During the "Foyster" tenancy, the resident Reverand was joined by a character known as Frank Peerless (aka François D'Arles or Frank Lawless.) Peerless, it seems, was quite the Cockney rogue - and he soon charmed the younger, isolated and bored Marianne Foyster. The two covered up an affair with tales of the supernatural, even using an using the sighting of an apparition as an explanation when the Reverend caught Peerless hanging around his Marianne's bedchamber.
Frank also holds the rare distinction of being punched by a ghost. Though more likely a result of turbulent nocturnal activities with Marianne, he concocted a story of leaping out of bed to face a shadowy apparition, only for his blow to pass straight through the specter. It's return blow was significantly more effective, and Peerless appeared at the breakfast table with a black eye!

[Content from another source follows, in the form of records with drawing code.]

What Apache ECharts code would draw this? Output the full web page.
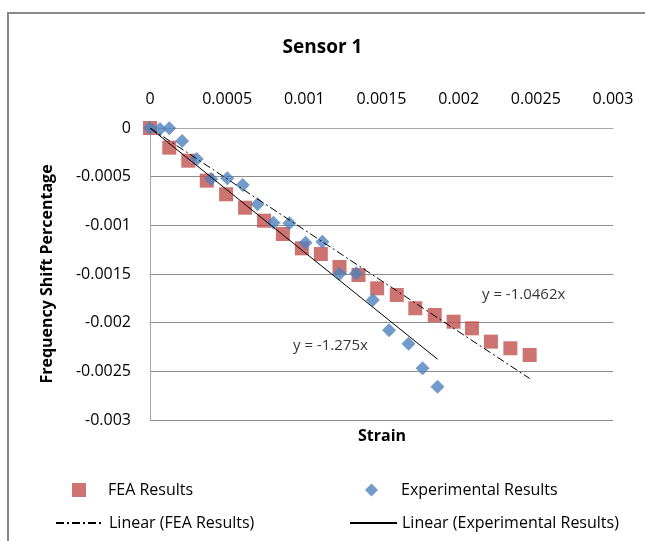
<!DOCTYPE html>
<html>
<head>
<meta charset="utf-8">
<script src="https://cdn.jsdelivr.net/npm/echarts@6/dist/echarts.min.js"></script>
<style>html,body{margin:0;padding:0;background:#fff}#c{width:645px;height:541px}</style>
</head>
<body>
<div id="c"></div>
<script>
// FEA results (strain, frequency shift percentage)
const feaStrain = [0, 0.000125, 0.000248, 0.000368, 0.000493, 0.000616, 0.000739, 0.000861, 0.000984, 0.001107, 0.001228, 0.001351, 0.001472, 0.001599, 0.001719, 0.001845, 0.001967, 0.002086, 0.002209, 0.002335, 0.00246];
const feaShift = [0, -0.000202, -0.000336, -0.000541, -0.000681, -0.000819, -0.000952, -0.001089, -0.001236, -0.001295, -0.001428, -0.00151, -0.001647, -0.001716, -0.001852, -0.001921, -0.00199, -0.002058, -0.002195, -0.002263, -0.002332];
// Experimental results
const expStrain = [0, 0.000065, 0.000125, 0.000208, 0.000303, 0.000396, 0.000501, 0.000601, 0.000697, 0.0008, 0.000903, 0.001008, 0.001117, 0.001228, 0.001336, 0.001444, 0.001549, 0.001675, 0.001766, 0.001863];
const expShift = [0, -0.00001, -0.000003, -0.000134, -0.000318, -0.000524, -0.000517, -0.000586, -0.000783, -0.000973, -0.000979, -0.001178, -0.001168, -0.001497, -0.001493, -0.001767, -0.002078, -0.002216, -0.002469, -0.002658];
// Linear trendlines (through origin)
const feaSlope = -1.0462;
const expSlope = -1.275;
const feaLabel = 'y = -1.0462x';
const expLabel = 'y = -1.275x';
const feaLabelAt = [0.002151, -0.001716];
const expLabelAt = [0.000927, -0.00224];
// Axis ticks
const xTicks = [0, 0.0005, 0.001, 0.0015, 0.002, 0.0025, 0.003];
const yTicks = [0, -0.0005, -0.001, -0.0015, -0.002, -0.0025, -0.003];

const FONT = 'Open Sans';
const pair = (xs, ys) => xs.map((x, i) => [x, ys[i]]);
const feaMax = Math.max(...feaStrain);
const expMax = Math.max(...expStrain);
const trend = (slope, xmax) => [[0, 0], [xmax, slope * xmax]];
const fmt = v => String(+(+v).toFixed(4));

const chart = echarts.init(document.getElementById('c'), null, {renderer: 'canvas'});
const legendText = {fontFamily: FONT, fontSize: 16, color: '#000'};
chart.setOption({
  animation: false,
  backgroundColor: '#fff',
  title: {
    text: 'Sensor 1', left: 'center', top: 33,
    textStyle: {fontFamily: FONT, fontSize: 19, fontWeight: 'bold', color: '#000'}
  },
  grid: {left: 150, top: 128, right: 32, bottom: 121, containLabel: false},
  xAxis: {
    type: 'value', position: 'top',
    min: xTicks[0], max: xTicks[xTicks.length - 1], interval: xTicks[1] - xTicks[0],
    axisLine: {show: true, onZero: false, lineStyle: {color: '#a6a6a6', width: 1}},
    axisTick: {show: false},
    splitLine: {show: false},
    axisLabel: {formatter: fmt, margin: 21, fontFamily: FONT, fontSize: 16, color: '#000'}
  },
  yAxis: {
    type: 'value',
    min: yTicks[yTicks.length - 1], max: yTicks[0], interval: yTicks[0] - yTicks[1],
    axisLine: {show: true, lineStyle: {color: '#a6a6a6', width: 1}},
    axisTick: {show: false},
    splitLine: {show: true, lineStyle: {color: '#8c8c8c', width: 1}},
    axisLabel: {formatter: fmt, margin: 19, fontFamily: FONT, fontSize: 16, color: '#000'},
    name: 'Frequency Shift Percentage', nameLocation: 'middle', nameRotate: 90, nameGap: 95,
    nameTextStyle: {fontFamily: FONT, fontSize: 16, fontWeight: 'bold', color: '#000'}
  },
  legend: [
    {data: [{name: 'FEA Results', icon: 'rect'}], left: 67, top: 477, itemWidth: 14, itemHeight: 14,
     textStyle: Object.assign({padding: [0, 0, 0, 17]}, legendText)},
    {data: [{name: 'Experimental Results', icon: 'diamond'}], left: 360, top: 477, itemWidth: 13, itemHeight: 13,
     textStyle: Object.assign({padding: [0, 0, 0, 18]}, legendText)},
    {data: ['Linear (FEA Results)'], left: 50, top: 510, itemWidth: 48, itemHeight: 14,
     itemStyle: {opacity: 0}, textStyle: legendText},
    {data: ['Linear (Experimental Results)'], left: 344, top: 510, itemWidth: 47, itemHeight: 14,
     itemStyle: {opacity: 0}, textStyle: legendText}
  ],
  graphic: [
    {type: 'rect', shape: {x: 8, y: 13, width: 800, height: 700}, style: {fill: 'none', stroke: '#8a8a8a', lineWidth: 2}, silent: true, z: 100},
    {type: 'text', left: 358, top: 428, style: {text: 'Strain', font: 'bold 16px "' + FONT + '"', fill: '#000'}}
  ],
  series: [
    {name: 'FEA Results', type: 'scatter', symbol: 'rect', symbolSize: 14, itemStyle: {color: '#c0504d'},
     data: pair(feaStrain, feaShift), z: 2},
    {name: 'Experimental Results', type: 'scatter', symbol: 'diamond', symbolSize: 14, itemStyle: {color: '#4f81bd'},
     data: pair(expStrain, expShift), z: 3},
    {name: 'Linear (FEA Results)', type: 'line', symbol: 'none', data: trend(feaSlope, feaMax), z: 4,
     lineStyle: {color: '#000', width: 1, type: [8, 3, 2, 3]}, itemStyle: {color: '#000'}},
    {name: 'Linear (Experimental Results)', type: 'line', symbol: 'none', data: trend(expSlope, expMax), z: 4,
     lineStyle: {color: '#000', width: 1, type: 'solid'}, itemStyle: {color: '#000'}},
    {name: 'labels', type: 'scatter', symbolSize: 0, silent: true, z: 5,
     data: [
       {value: feaLabelAt, label: {formatter: feaLabel}},
       {value: expLabelAt, label: {formatter: expLabel}}
     ],
     label: {show: true, position: 'right', distance: 0, fontFamily: FONT, fontSize: 15, color: '#000'}}
  ]
});
</script>
</body>
</html>
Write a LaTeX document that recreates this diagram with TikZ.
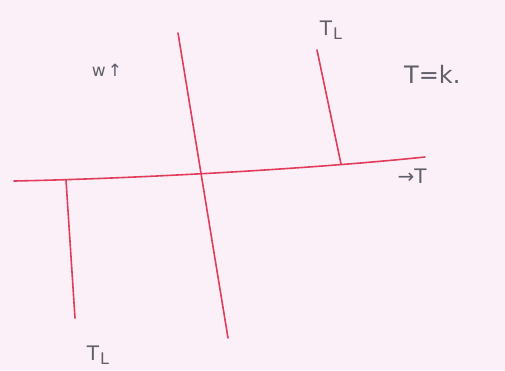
\documentclass[tikz,border=0pt]{standalone}
\usepackage{fontspec}
\setmainfont{DejaVu Sans}
\definecolor{paper}{RGB}{252,240,248}
\definecolor{ink}{RGB}{226,60,90}
\definecolor{pencil}{RGB}{95,95,105}
\begin{document}
\begin{tikzpicture}[x=1pt,y=-1pt,
  redline/.style={draw=ink,line width=1.6pt,line cap=round},
  lbl/.style={text=pencil,font=\fontsize{20}{20}\selectfont,inner sep=0pt}]
\fill[paper] (0,0) rectangle (505,370);
\useasboundingbox (0,0) rectangle (505,370);
% axis
\coordinate (hl) at (14,181);
\coordinate (hr) at (425,157);
\draw[redline] (hl) .. controls (120,179) and (300,170) .. (hr);
% central vertical
\coordinate (ct) at (178,33);
\coordinate (cb) at (228,338);
\draw[redline] (ct) -- (cb);
% right short vertical
\coordinate (rt) at (317,50);
\coordinate (rb) at (341,164);
\draw[redline] (rt) -- (rb);
% left vertical
\coordinate (lt) at (66,180);
\coordinate (lb) at (75,318);
\draw[redline] (lt) -- (lb);
% labels
\node[lbl,font=\fontsize{17}{17}\selectfont] (w) at (107,70) {w\kern2pt↑};
\node[lbl] (tl1) at (331,30) {T\kern1pt\raisebox{-0.4ex}{\fontsize{16}{16}\selectfont L}};
\node[lbl,anchor=west,font=\fontsize{24}{24}\selectfont] (tk) at (404,74) {T=k.};
\node[lbl] (tax) at (412,176) {→T};
\node[lbl] (tl2) at (98,355) {T\kern1pt\raisebox{-0.4ex}{\fontsize{16}{16}\selectfont L}};
\end{tikzpicture}
\end{document}
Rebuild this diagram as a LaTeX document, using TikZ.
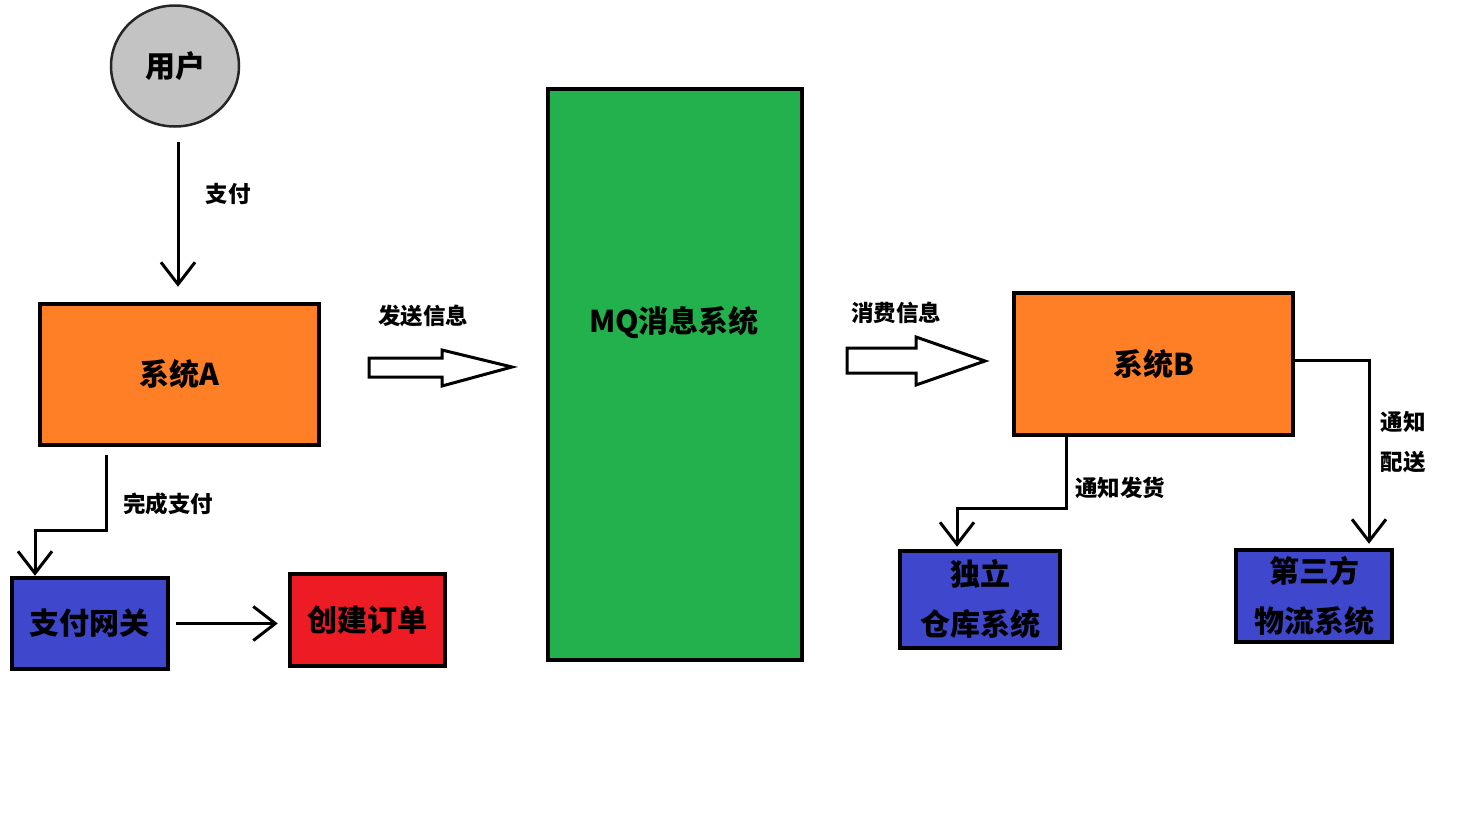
\documentclass[tikz,border=0pt]{standalone}
\usepackage{fontspec}
\setmainfont{Noto Sans CJK SC}
\usetikzlibrary{positioning, arrows.meta, shapes.geometric}
\definecolor{sys-orange}{RGB}{255,127,39}
\definecolor{sys-blue}{RGB}{63,72,204}
\definecolor{sys-red}{RGB}{237,28,36}
\definecolor{mq-green}{RGB}{34,177,76}
\definecolor{user-gray}{RGB}{195,195,195}

\begin{document}
\begin{tikzpicture}
    [x=1pt, y=-1pt,
    box/.style = {rectangle, draw, line width=4.5pt, align=center, inner sep=0pt,
            font=\bfseries\fontsize{30}{36}\selectfont},
    lbl/.style = {font=\bfseries\fontsize{22.5}{27}\selectfont, align=center},
    arr/.style = {draw, line width=3pt, -{Straight Barb[length=22pt, width=34pt]}},
    fat/.style = {draw, line width=3pt, fill=white, line join=miter},
    ]
    \useasboundingbox (0,0) rectangle (1484,833);
    
    
	\node[ellipse, draw=black!85, line width=2.5pt, fill=user-gray, minimum width=128, minimum height=121,
	      inner sep=0pt, font=\bfseries\fontsize{30}{36}\selectfont] (user) at (175,66) {用户};
	
	\node[box, fill=sys-orange, minimum width=279, minimum height=141] (sysA) at (179.5,374.5) {系统A};
	
	\node[box, fill=sys-blue, minimum width=156, minimum height=91] (gateway) at (90,623.5) {支付网关};
	\node[box, fill=sys-red, minimum width=155, minimum height=92] (order) at (367.5,620) {创建订单};
	
	
	\node[box, fill=mq-green, minimum width=254, minimum height=571] (mq) at (675,374.5) {};
	\node[box, draw=none] (mq-text) at (674,323) {MQ消息系统};
	
	
	\node[box, fill=sys-orange, minimum width=279, minimum height=142] (sysB) at (1153.5,364) {系统B};
	
	\node[box, fill=sys-blue, minimum width=160, minimum height=97] (depot) at (980,599.5) {独立\\[14pt]仓库系统};
	\node[box, fill=sys-blue, minimum width=156, minimum height=92] (logistics) at (1314,596) {第三方\\[14pt]物流系统};
	
	
	\draw[arr, shorten <=14, shorten >=15] ([xshift=3]user.south) -- ([xshift=3]user.south |- sysA.north);
	\node[lbl] (pay-lbl) at (228,194) {支付};
	
	\draw[arr] ([xshift=-73.5, yshift=-8]sysA.south) -- ++(0,75) -| ([xshift=-55]gateway.north);
	\node[lbl] (done-lbl) at (168,504) {完成支付};
	
	\draw[arr, shorten <=6, shorten >=10] (gateway.east) -- (gateway.east -| order.west);
	
	
	\draw[fat] (369,358) -- (442,358) -- (442,350) -- (512,367) -- (442,386) -- (442,377) -- (369,377) -- cycle;
	\node[lbl] (send-lbl) at (423,316) {发送信息};
	
	\draw[fat] (847,348) -- (916,348) -- (916,337) -- (985,361) -- (916,385) -- (916,373) -- (847,373) -- cycle;
	\node[lbl] (consume-lbl) at (896,313) {消费信息};
	
	
	\draw[arr, shorten >=2] ([xshift=-87.5]sysB.south) -- ++(0,71) -| ([xshift=-23]depot.north);
	\node[lbl] (ship-lbl) at (1120,488) {通知发货};
	
	\draw[arr, shorten >=4] ([yshift=4]sysB.east) -| ([xshift=55]logistics.north);
	\node[lbl] (deliver-lbl) at (1403,442) {通知\\[13pt]配送};
\end{tikzpicture}
\end{document}
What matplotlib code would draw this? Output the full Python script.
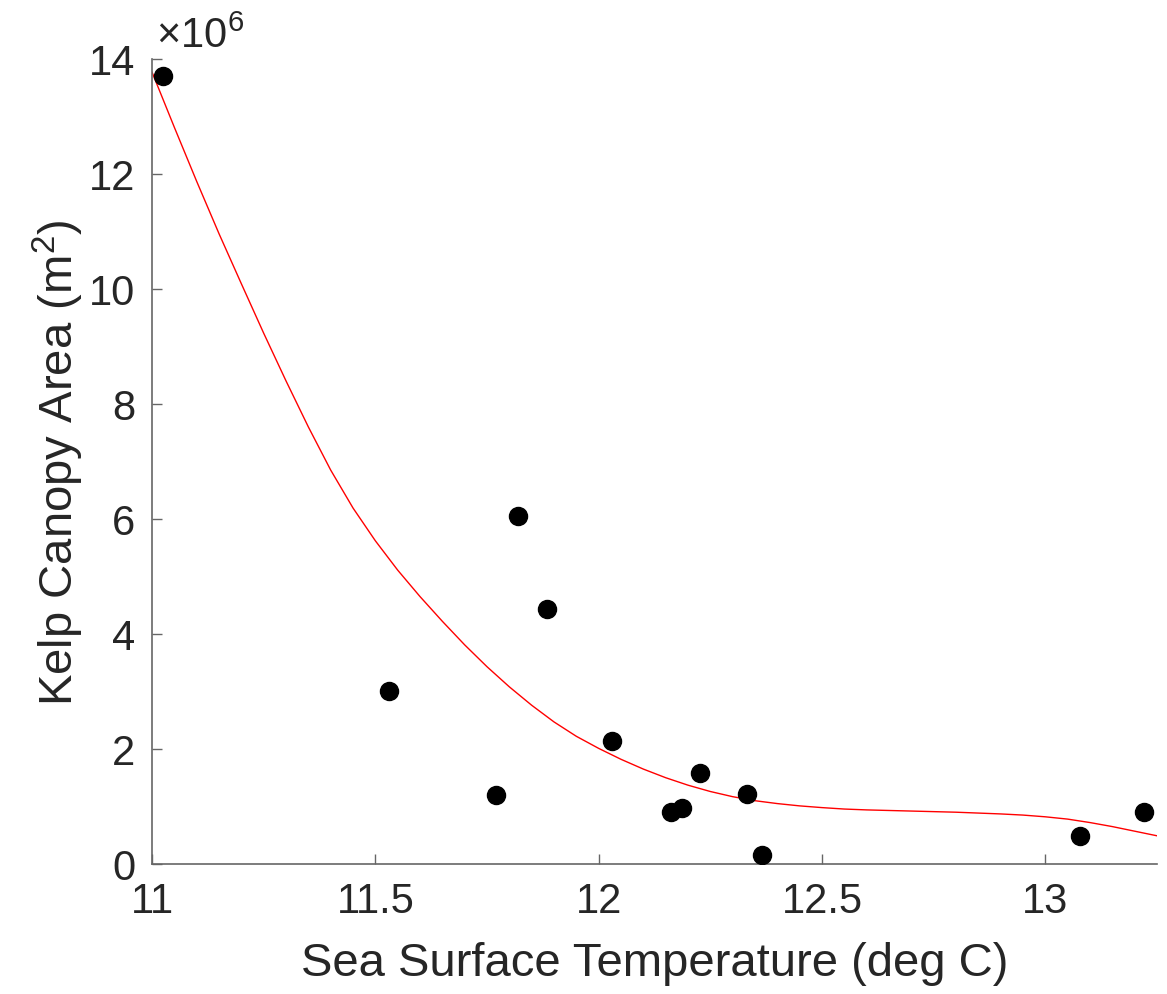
"""Kelp canopy area vs sea surface temperature, with fitted curve."""
import matplotlib
matplotlib.use("Agg")
import matplotlib.pyplot as plt
from matplotlib.ticker import FuncFormatter, MultipleLocator

plt.rcParams["font.family"] = ["Liberation Sans", "DejaVu Sans"]
plt.rcParams["mathtext.fontset"] = "custom"
plt.rcParams["mathtext.rm"] = "Liberation Sans"
plt.rcParams["mathtext.it"] = "Liberation Sans"

# observed points (deg C, m^2)
sst = [11.025, 11.531, 11.770, 11.820, 11.885, 12.030, 12.162, 12.186,
       12.226, 12.331, 12.365, 13.078, 13.220]
kelp_area = [13.71e6, 3.00e6, 1.20e6, 6.06e6, 4.43e6, 2.13e6, 0.91e6, 0.97e6,
             1.59e6, 1.21e6, 0.16e6, 0.49e6, 0.90e6]

# fitted curve
fit_sst = [11.00, 11.05, 11.10, 11.15, 11.20, 11.25, 11.30, 11.35, 11.40, 11.45,
           11.50, 11.55, 11.60, 11.65, 11.70, 11.75, 11.80, 11.85, 11.90, 11.95,
           12.00, 12.05, 12.10, 12.15, 12.20, 12.25, 12.30, 12.35, 12.40, 12.45,
           12.50, 12.55, 12.60, 12.70, 12.80, 12.90, 12.95, 13.00, 13.05, 13.10,
           13.15, 13.20, 13.25]
fit_area = [13.77e6, 12.81e6, 11.87e6, 10.96e6, 10.09e6, 9.23e6, 8.40e6, 7.60e6,
            6.85e6, 6.19e6, 5.62e6, 5.11e6, 4.65e6, 4.22e6, 3.81e6, 3.43e6,
            3.08e6, 2.76e6, 2.47e6, 2.22e6, 2.01e6, 1.82e6, 1.65e6, 1.50e6,
            1.37e6, 1.26e6, 1.17e6, 1.10e6, 1.05e6, 1.01e6, 0.98e6, 0.955e6,
            0.94e6, 0.92e6, 0.90e6, 0.87e6, 0.85e6, 0.82e6, 0.78e6, 0.72e6,
            0.65e6, 0.57e6, 0.49e6]

TEXT = "#262626"
AXIS = "#666666"

fig = plt.figure(figsize=(11.67, 9.95), dpi=100)
ax = fig.add_axes([0.1303, 0.1307, 0.8611, 0.809])

ax.plot(fit_sst, fit_area, color="red", linewidth=1.0, zorder=2)
ax.plot(sst, kelp_area, "o", color="black", markersize=13, zorder=3)

ax.set_xlim(11, 13.25)
ax.set_ylim(0, 14e6)
ax.xaxis.set_major_locator(MultipleLocator(0.5))
ax.yaxis.set_major_locator(MultipleLocator(2e6))
ax.xaxis.set_major_formatter(FuncFormatter(lambda v, p: f"{v:g}"))
ax.yaxis.set_major_formatter(FuncFormatter(lambda v, p: f"{v / 1e6:g}"))
ax.annotate("×10$^{6}$", xy=(0, 1), xycoords="axes fraction",
            xytext=(4, 3), textcoords="offset pixels",
            ha="left", va="bottom", fontsize=30, color=TEXT)

for side in ("top", "right"):
    ax.spines[side].set_visible(False)
for side in ("left", "bottom"):
    ax.spines[side].set_color(AXIS)
    ax.spines[side].set_linewidth(1.2)

ax.tick_params(direction="in", length=7, width=1.0, color=AXIS,
               labelsize=30, labelcolor=TEXT, pad=12)

ax.set_xlabel("Sea Surface Temperature (deg C)", fontsize=34, color=TEXT, labelpad=15)
ax.set_ylabel("Kelp Canopy Area (m$^2$)", fontsize=34, color=TEXT, labelpad=2)

fig.savefig("out.png", dpi=100)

There's also the matter of paranormal investigator Harry Price. It's perhaps fitting that the accounts of his investigations and exploits are a bit murky, but we do know that many of his peers suspected he may have been faking at least some of the paranormal events. In once incident, journalist Charles Sutton claimed that he had caught Price with pockets full of pebbles after experiencing a spirit flinging around stones.
Another tenant who stayed with Harry Bull in 1918 and returned to stay with the Foysters claimed that there was more going on than met the eye. Louis Mayerling claimed that the Bulls had delighted in tricking visitors with the various nooks, crannies and passages dotting the house, reaching through grates to ring bells or even playing a piano by using a poker pushed through a grate to pluck the strings through a gap in the wall.
Mayerling also claimed that the Foysters had quietly encouraged the haunted reputation of the rectory and turned it into something of a tourist attraction, as the church stipend wasn't really enough for comfort. Tricks like installing a water heater that "knocked" and embedding small amounts of phosphorous powder into the skirting boards to create short-lived glows were employed, as was having him walk the grounds in a pulled up dark cape. He also noted that the walls of the rectory had been stuffed with sea sand to save on costs, but his meant that the place was constantly damp - and that any thing written on the walls had a tendency to fade away in a couple of hour, making it idea for ghostly" messages.
Interestingly, Mayerling admitted to one incident for which he had no explanation. During a séance, the kitchen bells suddenly clanged together (something he had been unable to achieve when operating them himself) and a burst of silver-blue lightning left him temporarily blind. One can find other explanations for this seemingly paranormal event (lightning, a stroke or the desire to play one last trick) but I'll leave his credibility up to you!